Other residents are worried that the city will increase their rent once construction is finished. “We can’t do that,” said Marder. “Public housing people pay 30% of their adjusted gross income. Those are federal laws. This is public housing. It’s going to remain public housing. There will not be an increase.”
The biggest shortfall of the project thus far is that it has failed to provide jobs for community members, a major goal of the federal stimulus package. According to the city, between 66 percent and 75 percent of Whitman-Ingersoll residents are unemployed.
Residents and local elected officials say that the housing authority and the construction companies, AFG Group Inc. and Tetra Tech are not doing enough to hire residents. “They’re on schedule but they haven’t lived up to requirements of Section 3,” said District 35 Councilwoman Letitia James.

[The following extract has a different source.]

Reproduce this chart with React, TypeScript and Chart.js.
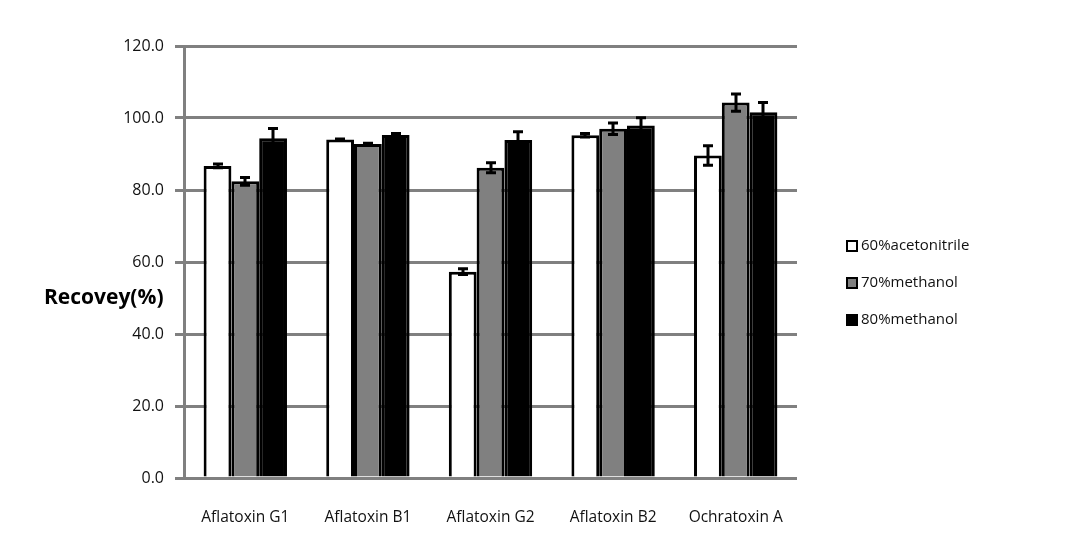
import React, { useEffect, useRef } from "react";
import { Chart, registerables } from "chart.js";

Chart.register(...registerables);

const categories = ["Aflatoxin G1", "Aflatoxin B1", "Aflatoxin G2", "Aflatoxin B2", "Ochratoxin A"];
const seriesLabels = ["60%acetonitrile", "70%methanol", "80%methanol"];
const acetonitrile60 = [86.7, 94.0, 57.3, 95.2, 89.6];
const methanol70 = [82.4, 92.8, 86.2, 97.0, 104.3];
const methanol80 = [94.4, 95.3, 93.9, 97.9, 101.6];
const err60 = [0.5, 0.2, 0.8, 0.5, 2.7];
const err70 = [1.1, 0.2, 1.4, 1.6, 2.4];
const err80 = [2.7, 0.4, 2.3, 2.2, 2.7];
const yTicks = [0, 20, 40, 60, 80, 100, 120];
const axisTitle = "Recovey(%)";

const FONT = "'Open Sans', 'Noto Sans', sans-serif";

const fills = ["#ffffff", "#808080", "#000000"];
const errors = [err60, err70, err80];

const errorBarPlugin = {
  id: "errorBars",
  afterDatasetsDraw(chart: any) {
    const ctx = chart.ctx;
    const y = chart.scales.y;
    ctx.save();
    ctx.strokeStyle = "#000";
    ctx.lineWidth = 3;
    chart.data.datasets.forEach((ds: any, di: number) => {
      const meta = chart.getDatasetMeta(di);
      meta.data.forEach((bar: any, i: number) => {
        const v = ds.data[i];
        const e = errors[di][i];
        const top = y.getPixelForValue(v + e);
        const bot = y.getPixelForValue(v - e);
        const x = Math.round(bar.x);
        ctx.beginPath();
        ctx.moveTo(x, top);
        ctx.lineTo(x, bot);
        ctx.moveTo(x - 5, top);
        ctx.lineTo(x + 5, top);
        ctx.moveTo(x - 5, bot);
        ctx.lineTo(x + 5, bot);
        ctx.stroke();
      });
    });
    ctx.restore();
  },
};

const decorPlugin = {
  id: "decor",
  afterDraw(chart: any) {
    const ctx = chart.ctx;
    ctx.save();
    ctx.fillStyle = "#000";
    ctx.font = `bold 21px ${FONT}`;
    ctx.textAlign = "left";
    ctx.textBaseline = "middle";
    ctx.fillText(axisTitle, 44, 298);
    const rows = [246, 283, 320];
    ctx.font = `15px ${FONT}`;
    chart.data.datasets.forEach((ds: any, i: number) => {
      const cy = rows[i];
      ctx.fillStyle = fills[i];
      ctx.fillRect(846, cy - 6, 12, 12);
      ctx.strokeStyle = "#000";
      ctx.lineWidth = 2;
      ctx.strokeRect(847, cy - 5, 10, 10);
      ctx.fillStyle = "#111";
      ctx.textBaseline = "middle";
      ctx.fillText(ds.label, 861, cy);
    });
    ctx.restore();
  },
};

export default function App() {
  const ref = useRef<HTMLCanvasElement>(null);
  useEffect(() => {
    if (!ref.current) return;
    const chart = new Chart(ref.current, {
      type: "bar",
      data: {
        labels: categories,
        datasets: [acetonitrile60, methanol70, methanol80].map((d, i) => ({
          label: seriesLabels[i],
          data: d,
          backgroundColor: fills[i],
          borderColor: "#000",
          borderWidth: 3,
          borderSkipped: "bottom",
          categoryPercentage: 0.68,
          barPercentage: 1,
        })),
      },
      options: {
        animation: false,
        responsive: false,
        maintainAspectRatio: false,
        layout: { padding: { left: 0, top: 46, right: 272, bottom: 0 } },
        plugins: { legend: { display: false }, tooltip: { enabled: false } },
        scales: {
          x: {
            grid: { display: false },
            border: { display: false },
            ticks: { color: "#111", font: { family: FONT, size: 15.5 }, padding: 22, maxRotation: 0 },
            afterFit(scale: any) {
              scale.height = 67;
            },
          },
          y: {
            min: 0,
            max: 120,
            afterBuildTicks(scale: any) {
              scale.ticks = yTicks.map((v) => ({ value: v }));
            },
            grid: { color: "#808080", lineWidth: 3, tickLength: 9 },
            border: { display: true, color: "#808080", width: 3 },
            ticks: {
              color: "#111",
              font: { family: FONT, size: 16 },
              padding: 11,
              callback: (v: any) => Number(v).toFixed(1),
            },
            afterFit(scale: any) {
              scale.width = 184;
            },
          },
        },
      },
      plugins: [errorBarPlugin, decorPlugin],
    });
    return () => chart.destroy();
  }, []);
  return (
    <div style={{ position: "absolute", left: 0, top: 0, width: 1069, height: 545, background: "#fff" }}>
      <canvas ref={ref} width={1069} height={545} />
    </div>
  );
}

Section 3 of the Housing and Urban Development Act of 1968 mandates that wherever federal funds are spent for public housing, economic opportunities will be given to residents to the greatest extent possible.
To qualify for a Section 3 job, residents must be on the apartment lease and be in good standing with the housing authority. Therefore, young people living with older residents are not able to benefit from Section 3. Since there are no specific guidelines of how many residents the construction groups are required to hire, its also difficult for local officials to hold the companies accountable.
AFG Group, the firm managing the construction, has hired five residents as administrative assistants or general laborers. Brown, the head of the Ingersoll tenants group, is hopeful that the few jobs held by residents are longer-term, high wage positions. “If they’re on the job for as long as this project lasts, the skills they learn there will help them gain other means of employment,” says Brown.